Paralelamente, adotou-se o maior ajuste fiscal das Américas: o total dos gastos públicos caiu de 39% do PIB em 1987 para 21% em 1993-94. Privatização, geração de superávit fiscal e refinanciamento a juros livres das dívidas do Estado. O programa mexicano é conhecido, na literatura especializada, como tendo adotado a "âncora fiscal" e não a "âncora cambial".
Uma reorientação deste porte significava formar novos grupos econômicos dominantes e destruir parte do capital dos grupos antigos. Em termos simplificados, pode-se dizer que o governo de Salinas de Gortari correspondeu quase a um golpe de Estado, em que antigos grupos foram deslocados e grupos novos emergiram. A privatização de empresas estatais (salvo o complexo petroleiro) foi um dos meios para se colocar isto em prática.
A reordenação da economia, acompanhada da diminuição do Estado, deveria levar a uma onda de investimentos externos, tornando o México uma economia exportadora. E para isso procurou-se integrar os mercados financeiros mexicanos ao centro financeiro de Nova York.
Mas, neste "link", fez um dos erros básicos. Com uma pesada dívida pública mobiliária de curto prazo (que gira com acordo de recompra diário, parecido com a brasileira), o governo optou que essa dívida teria seus serviços privilegiados dentre os pagamentos públicos. Ao longo de 1988-94, o governo mexicano pagou juros reais altíssimos para refinanciar sua dívida interna de curto prazo, sem reestruturá-la de nenhum modo significativo.
A estratégia de tratamento da dívida interna foi formar um Fundo de Amortização, com o dinheiro das privatizações. Formado o fundo, que detinha em meados do ano passado algo próximo de US$ 30 bilhões, verificou-se que se a dívida pública fosse recomprada, isto equivaleria a uma forte expansão monetária, o que estouraria a inflação.
Dadas as opções, o que de fato transcorreu foi um período em que os ganhos financeiros fáceis passaram a governar a política econômica. E o lado real ficou estagnado. Com os juros internos elevados, o México passou a captar, desde 1990, financiamentos externos de vulto, que se somaram aos capitais que foram especular na Bolsa.

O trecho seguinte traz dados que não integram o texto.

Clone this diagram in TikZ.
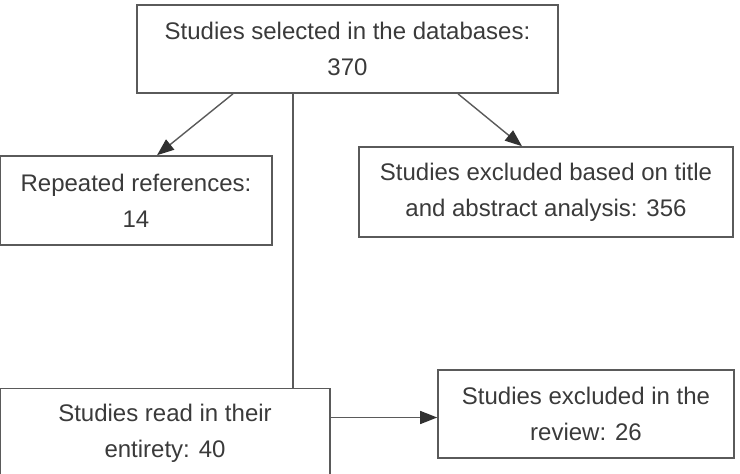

Com tanto dinheiro entrando, a taxa de câmbio passou a se defasar (o câmbio não esteve fixo no período). Como a tabela mostra, se se atribui o valor de 100 à taxa real em 1988, este índice foi de 74,8 em 1994. Note que a apreciação cambial brasileira está próxima disto.
A razão da forte desvalorização cambial do México nas últimas semanas foi o déficit em contas correntes, resultante da redução das barreiras tarifárias e da defasagem cambial. Este déficit soma quase US$ 100 bilhões no acumulado de 1988 a 1994. Ao menos metade disto é endividamento de empresas e do governo e agora ficou mais caro pagá-lo.
Gostaria de chamar a atenção para o paralelismo entre o México e a fracassada experiência do Chile e da Argentina entre 1978 e 1982, conhecida como o enfoque monetário do balanço de pagamentos. Nestes dois casos, hoje exemplos didáticos em livros de economia, optou-se por gerar superávits fiscais, liberalizar as importações e deixar a taxa de câmbio apreciar para combater a inflação. O resultado foi o mesmo: crise cambial e crise fiscal a partir de 1982.
Por último, a pior idéia que se pode fazer é pensar que o Brasil não corre perigo semelhante. Pelo menos, a crise mexicana serviu de alerta para os que defendiam uma estratégia semelhante no Brasil, de ganhos financeiros e déficit em conta corrente para segurar a inflação.
É bom atentar para o gráfico. O preço real do dólar (deflacionado por preços ao consumidor) já acumula uma defasagem maior no Brasil no final de 1994 do que a havida no México.
Os que crêem que o país tem até 1996 para começar a corrigir a taxa de câmbio real se enganam. Com o atraso acumulado, já no primeiro semestre de 1995 o resultado do saldo comercial vai ser decepcionante. A hora é de acordar.